Этот мотив часто бывает представлен в виде избиения или ранений: «Заживайте, раны мои, / Вам два года с гаком! / Колотые, рваные, / Дам лизать собакам» /2; 597/, «Так любуйтесь на язвы и раны мои! <.. > Вот рубцы от тарана…» /2; 270 — 271/, «Я раны, как собака, / лизал, а не лечил» /3; 265/, «Пошел лизать я раны в лизолятор, / Не зализал — и вот они, рубцы» /5; 172/ (заметим, что в изоляторе герой уже оказывался в стихотворении «Я лежу в изоляторе», 1969).

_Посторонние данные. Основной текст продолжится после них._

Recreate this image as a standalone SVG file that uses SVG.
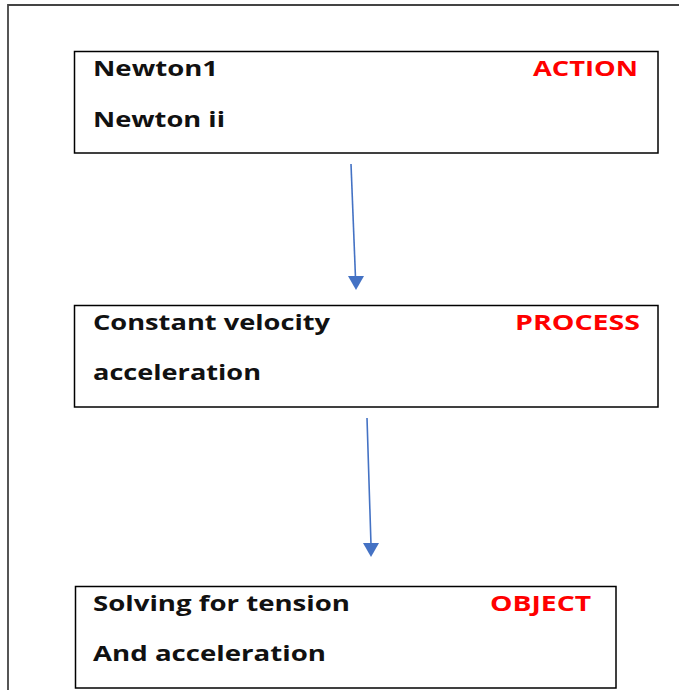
<svg xmlns="http://www.w3.org/2000/svg" width="679" height="690" viewBox="0 0 679 690">
<style>
.box{fill:#fff;stroke:#000;stroke-width:1.5}
.t{font-family:"Open Sans","DejaVu Sans","Liberation Sans",sans-serif;font-weight:bold;font-size:22px;fill:#111}
.r{fill:#ff0000}
.conn{stroke:#4472c4;stroke-width:1.6;fill:none}
.head{fill:#4472c4}
</style>
<rect x="0" y="0" width="679" height="690" fill="#fff"/>
<path d="M8,700 V5 H690" fill="none" stroke="#444" stroke-width="1.8"/>
<g id="action">
<rect class="box" x="74.5" y="51.5" width="583.5" height="101.5"/>
<text class="t" x="93" y="76" textLength="125" lengthAdjust="spacingAndGlyphs">Newton1</text>
<text class="t" x="93" y="127" textLength="132" lengthAdjust="spacingAndGlyphs">Newton ii</text>
<text class="t r" x="533" y="76" textLength="105" lengthAdjust="spacingAndGlyphs">ACTION</text>
</g>
<g id="process">
<rect class="box" x="74.5" y="305.5" width="583.5" height="101.5"/>
<text class="t" x="93" y="330" textLength="237" lengthAdjust="spacingAndGlyphs">Constant velocity</text>
<text class="t" x="93" y="380" textLength="168" lengthAdjust="spacingAndGlyphs">acceleration</text>
<text class="t r" x="515" y="330" textLength="125" lengthAdjust="spacingAndGlyphs">PROCESS</text>
</g>
<g id="object">
<rect class="box" x="75.5" y="586.5" width="540.5" height="101.5"/>
<text class="t" x="93" y="611" textLength="257" lengthAdjust="spacingAndGlyphs">Solving for tension</text>
<text class="t" x="93" y="661" textLength="233" lengthAdjust="spacingAndGlyphs">And acceleration</text>
<text class="t r" x="490" y="611" textLength="101" lengthAdjust="spacingAndGlyphs">OBJECT</text>
</g>
<g id="connectors">
<line class="conn" x1="351" y1="164" x2="355.5" y2="278"/>
<polygon class="head" points="348,276 364,276 356,290"/>
<line class="conn" x1="367" y1="418" x2="371" y2="545"/>
<polygon class="head" points="363,543 379,543 371,557"/>
</g>
</svg>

Образ ран, несомненно, метафоричен, что подчеркивает следующий образ в «Балладе о брошенном корабле»: «Гвозди в душу мою / Забивают ветра», «Ветры кровь мою пьют». Сюда примыкает мотив влезания в душу, представленный во многих произведениях: «Влезли ко мне в душу, рвут ее на части» («Серебряные струны», 1962), «Тут не пройдут и пять минут, / Как душу вынут, изомнут, / Всю испоганят, изорвут, / Ужмут и прополощут» («Ошибка вышла», 1976), «Мне в душу ступит кто-то посторонний, / А может, даже плюнет, — что ему?!» (1970).

По аналогии с тем, что в «Побеге на рывок» власть пытает людей и на этом, и на том свете («Зря пугают тем светом — / Оба света с кнутом: / Врежут там — я на этом, / Врежут здесь — я на том»; АР-4-10), в стихотворении «Я прожил целый день в миру / Потусторонним…» загробным миром заправляют те же вампиры, что и в «Моих похоронах»: «Так снова предлагаю вам, / Пока не поздно: / Хотите ли ко всем чертям, / Где кровь венозна / И льет из вены, как река, / А не водица? / Тем, у кого она жидка, / Там не годится». А в черновиках, помимо мотива кровопийства, встречается и мотив людоедства: «И мяса вдоволь — пруд пруди — / Любой скоромен, — / Хоть ешь от ног, хоть от груди… / Кого схороним?» /5; 354/. Сравним с «Песенкой про Кука» и стихотворением «Много во мне маминого…»: «Переживают, что съели Кука!», «Малость зазеваешься — / Уже тебя едят!».